Fortunately there was only an occasional truck on the road. Unfortunately these trucks minimized the use of their headlights leaving them off most of the time. Our first encounter with an oncoming truck with no lights was surreal; like a bad dream. The approaching vehicle ominously took form slowly in the distance then suddenly materialized and was upon us. This experience forced us off the road but the bike remained upright and we upon it. The scene was repeated a half dozen times - enough times to substantially exagerate the levels of adrenalin in my blood stream but not enough times for me to become accustomed to the experience.

Trucks that approached us from behind were as bad or worse. I had no mirrors so Jack would look over his shoulder and keep me abreast of the situation. When the truck driver became aware of our presence he would flip on his headlights and bear down on us. For a short while I would actually be able to see the road ahead but then the truck would rumble past and the driver would kill his lights. By contrast, the darkness was then even thicker. The thought of encountering an oncoming truck while we were being passed by a truck in our own lane was a thought that may or may not have occurred to us.

During the lulls in truck activity we made our way through the treacherous darkness hitting unseen and water-filled pot-holes nearly bouncing Jack off the back of the bike.
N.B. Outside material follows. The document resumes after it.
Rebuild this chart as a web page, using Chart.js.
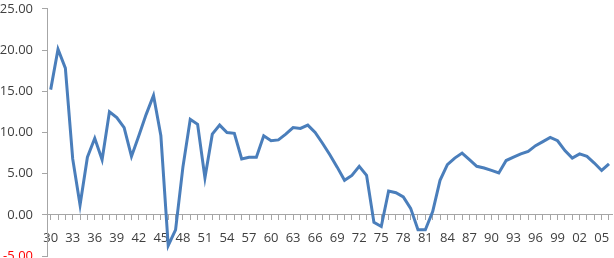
<!DOCTYPE html>
<html>
<head>
<meta charset="utf-8">
<script src="https://cdn.jsdelivr.net/npm/chart.js@4/dist/chart.umd.min.js"></script>
<style>
  html, body { margin: 0; padding: 0; background: #fff; overflow: hidden; }
  #wrap { position: absolute; left: 0; top: -8px; width: 620px; height: 281px; }
</style>
</head>
<body>
<div id="wrap"><canvas id="chart"></canvas></div>
<script>
// years 1930 - 2006
const years = [];
for (let y = 1930; y <= 2006; y++) years.push(String(y % 100).padStart(2, '0'));

// values
const values = [
  15.2, 20.1, 17.8, 6.8, 1.2, 7.0, 9.3, 6.7, 12.5, 11.8,
  10.6, 7.1, 9.6, 12.2, 14.5, 9.6, -3.7, -1.8, 5.8, 11.6,
  11.0, 4.5, 9.8, 10.9, 10.0, 9.9, 6.8, 7.0, 7.0, 9.6,
  9.0, 9.1, 9.8, 10.6, 10.5, 10.9, 10.0, 8.7, 7.3, 5.8,
  4.2, 4.8, 5.9, 4.8, -0.9, -1.4, 2.9, 2.7, 2.2, 0.8,
  -1.8, -1.8, 0.4, 4.2, 6.1, 6.9, 7.5, 6.7, 5.9, 5.7,
  5.4, 5.1, 6.6, 7.0, 7.4, 7.7, 8.4, 8.9, 9.4, 9.0,
  7.8, 6.9, 7.4, 7.1, 6.3, 5.4, 6.2
];

const yTicks = [-5, 0, 5, 10, 15, 20, 25];

const axisColor = '#a6a6a6';
const textColor = '#404040';

new Chart(
    document.getElementById('chart'),
    {
        type: 'line',
        data: {
            labels: years,
            datasets: [{
                data: values,
                borderColor: '#4a7ebb',
                borderWidth: 3,
                pointRadius: 0,
                tension: 0,
                fill: false
            }]
        },
        options: {
            responsive: true,
            maintainAspectRatio: false,
            animation: false,
            layout: { padding: { top: 0, right: 0, left: 0, bottom: 0 } },
            plugins: {
                legend: { display: false },
                tooltip: { enabled: false }
            },
            scales: {
                x: {
                    position: { y: 0 },
                    offset: true,
                    afterFit: s => { s.height = 30; },
                    border: { color: axisColor, width: 1 },
                    grid: {
                        display: true,
                        drawOnChartArea: false,
                        drawTicks: true,
                        tickLength: 5,
                        color: axisColor
                    },
                    ticks: {
                        autoSkip: false,
                        maxRotation: 0,
                        padding: 11,
                        color: textColor,
                        font: { family: 'Open Sans', size: 13 },
                        callback: (v, i) => (i % 3 === 0 ? years[i] : '')
                    }
                },
                y: {
                    min: -5,
                    max: 25,
                    afterFit: s => { s.width = 47; },
                    afterBuildTicks: s => { s.ticks = yTicks.map(v => ({ value: v })); },
                    border: { color: axisColor, width: 1 },
                    grid: {
                        display: true,
                        drawOnChartArea: false,
                        drawTicks: true,
                        tickLength: 5,
                        color: axisColor
                    },
                    ticks: {
                        padding: 9,
                        color: ctx => (ctx.tick.value < 0 ? '#ff0000' : textColor),
                        font: { family: 'Open Sans', size: 13 },
                        callback: v => v.toFixed(2)
                    }
                }
            }
        }
    }
);
</script>
</body>
</html>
All thoughts of the Khmer Rouge and the current situation in Cambodia had vanished from my mind. I had achieved that elusive Buddhist goal of mindfulness - I was living squarely in the moment.

Suddenly I was aware of a group of people in the road. As I realized it was a military checkpoint, we were already passing and didn't stop. Now thoughts of the Khmer Rouge came rushing back. And what about the Government forces? Would they be friendly to two wayward foreigners in a place where they didn't belong? A second checkpoint appeared just in front of us and, fortunately, this time I stopped - an improvised barrier had been set up in the darkness across the road and I had stopped just short of running in to it. A man approached us and I was surprised to see not a soldier but an old man in civilian clothes. He was even more surprised than I as he stared into our white faces. He then broke the momentary silence by asking, "Cigarette?"
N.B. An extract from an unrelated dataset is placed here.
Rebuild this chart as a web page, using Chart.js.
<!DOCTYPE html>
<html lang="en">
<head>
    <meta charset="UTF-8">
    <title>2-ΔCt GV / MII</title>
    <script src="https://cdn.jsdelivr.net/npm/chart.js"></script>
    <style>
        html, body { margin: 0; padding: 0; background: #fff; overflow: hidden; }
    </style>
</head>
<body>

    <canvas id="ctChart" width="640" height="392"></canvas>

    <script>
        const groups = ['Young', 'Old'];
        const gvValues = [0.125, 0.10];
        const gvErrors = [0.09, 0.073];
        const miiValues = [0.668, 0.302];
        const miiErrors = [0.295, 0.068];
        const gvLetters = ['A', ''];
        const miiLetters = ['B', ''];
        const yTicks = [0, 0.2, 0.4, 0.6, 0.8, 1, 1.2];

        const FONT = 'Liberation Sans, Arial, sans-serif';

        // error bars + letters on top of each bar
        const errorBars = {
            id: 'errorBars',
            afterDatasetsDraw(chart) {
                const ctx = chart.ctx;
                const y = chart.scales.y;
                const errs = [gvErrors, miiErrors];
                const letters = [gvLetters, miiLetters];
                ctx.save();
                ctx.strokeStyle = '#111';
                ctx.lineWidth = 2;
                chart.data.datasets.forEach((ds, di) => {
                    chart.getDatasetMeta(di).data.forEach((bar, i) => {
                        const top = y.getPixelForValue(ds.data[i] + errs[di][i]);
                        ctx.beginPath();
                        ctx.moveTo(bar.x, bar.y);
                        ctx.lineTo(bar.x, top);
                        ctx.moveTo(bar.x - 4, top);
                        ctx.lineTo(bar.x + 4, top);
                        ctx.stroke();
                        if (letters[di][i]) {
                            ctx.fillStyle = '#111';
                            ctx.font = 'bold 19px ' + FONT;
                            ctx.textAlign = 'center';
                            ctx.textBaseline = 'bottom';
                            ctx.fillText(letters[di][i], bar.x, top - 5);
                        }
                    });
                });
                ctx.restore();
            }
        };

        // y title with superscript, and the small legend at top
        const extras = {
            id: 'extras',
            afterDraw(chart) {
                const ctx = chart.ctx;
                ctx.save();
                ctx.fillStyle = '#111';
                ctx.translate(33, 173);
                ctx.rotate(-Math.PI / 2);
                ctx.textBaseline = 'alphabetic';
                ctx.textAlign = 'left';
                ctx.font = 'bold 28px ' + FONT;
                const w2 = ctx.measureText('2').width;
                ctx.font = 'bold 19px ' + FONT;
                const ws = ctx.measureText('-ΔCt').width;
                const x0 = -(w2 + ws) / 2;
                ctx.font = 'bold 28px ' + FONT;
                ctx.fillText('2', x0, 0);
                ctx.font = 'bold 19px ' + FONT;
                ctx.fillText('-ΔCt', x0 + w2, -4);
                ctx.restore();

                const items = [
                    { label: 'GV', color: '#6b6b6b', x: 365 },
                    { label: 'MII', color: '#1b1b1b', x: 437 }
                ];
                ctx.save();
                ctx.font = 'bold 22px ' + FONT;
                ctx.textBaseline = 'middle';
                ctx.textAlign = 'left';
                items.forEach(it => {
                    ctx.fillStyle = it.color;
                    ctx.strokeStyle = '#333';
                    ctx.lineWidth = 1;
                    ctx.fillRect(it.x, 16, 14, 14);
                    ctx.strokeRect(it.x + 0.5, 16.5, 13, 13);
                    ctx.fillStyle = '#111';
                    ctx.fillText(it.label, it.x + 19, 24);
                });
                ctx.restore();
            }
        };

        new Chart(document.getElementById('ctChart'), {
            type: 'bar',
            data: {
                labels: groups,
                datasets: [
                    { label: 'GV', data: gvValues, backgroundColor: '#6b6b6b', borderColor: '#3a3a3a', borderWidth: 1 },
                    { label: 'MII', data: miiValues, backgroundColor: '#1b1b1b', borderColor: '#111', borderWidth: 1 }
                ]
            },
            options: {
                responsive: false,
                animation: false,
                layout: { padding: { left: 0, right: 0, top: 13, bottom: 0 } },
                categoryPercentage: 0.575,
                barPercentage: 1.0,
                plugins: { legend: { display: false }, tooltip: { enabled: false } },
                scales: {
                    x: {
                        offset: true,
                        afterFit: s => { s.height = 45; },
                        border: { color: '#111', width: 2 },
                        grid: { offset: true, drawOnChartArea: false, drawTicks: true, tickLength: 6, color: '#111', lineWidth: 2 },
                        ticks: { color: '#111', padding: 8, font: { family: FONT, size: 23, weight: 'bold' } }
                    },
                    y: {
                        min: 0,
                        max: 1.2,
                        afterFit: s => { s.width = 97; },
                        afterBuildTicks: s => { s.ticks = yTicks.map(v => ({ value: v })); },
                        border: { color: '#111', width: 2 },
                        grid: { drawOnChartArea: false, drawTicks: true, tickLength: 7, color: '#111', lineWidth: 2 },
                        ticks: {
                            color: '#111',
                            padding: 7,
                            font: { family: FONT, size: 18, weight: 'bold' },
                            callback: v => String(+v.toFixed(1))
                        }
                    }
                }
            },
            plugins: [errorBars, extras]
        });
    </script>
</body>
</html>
I mumbled a negative reply and laughed - amused at the surrealism of the situation. We didn't wait to be told we could go but started forward and they pulled the barrier out of the way. This was the extent of security that we encountered on this, a major route into the capital. UNTAC was nowhere to be seen. All this talk about the possibilities of the Khmer Rouge engaging in terrorist activities in the city and there was nothing to stop them.

After two hours of tense riding through darkness and rain, we triumphantly arrived at the Capitol Restaurant. By that time, the streets had filled with water - a common occurrence. During the reign of the Khmer Rouge, Phnom Penh's sewer system was used as a garbage repository and fourteen years later it would still back up after each rain.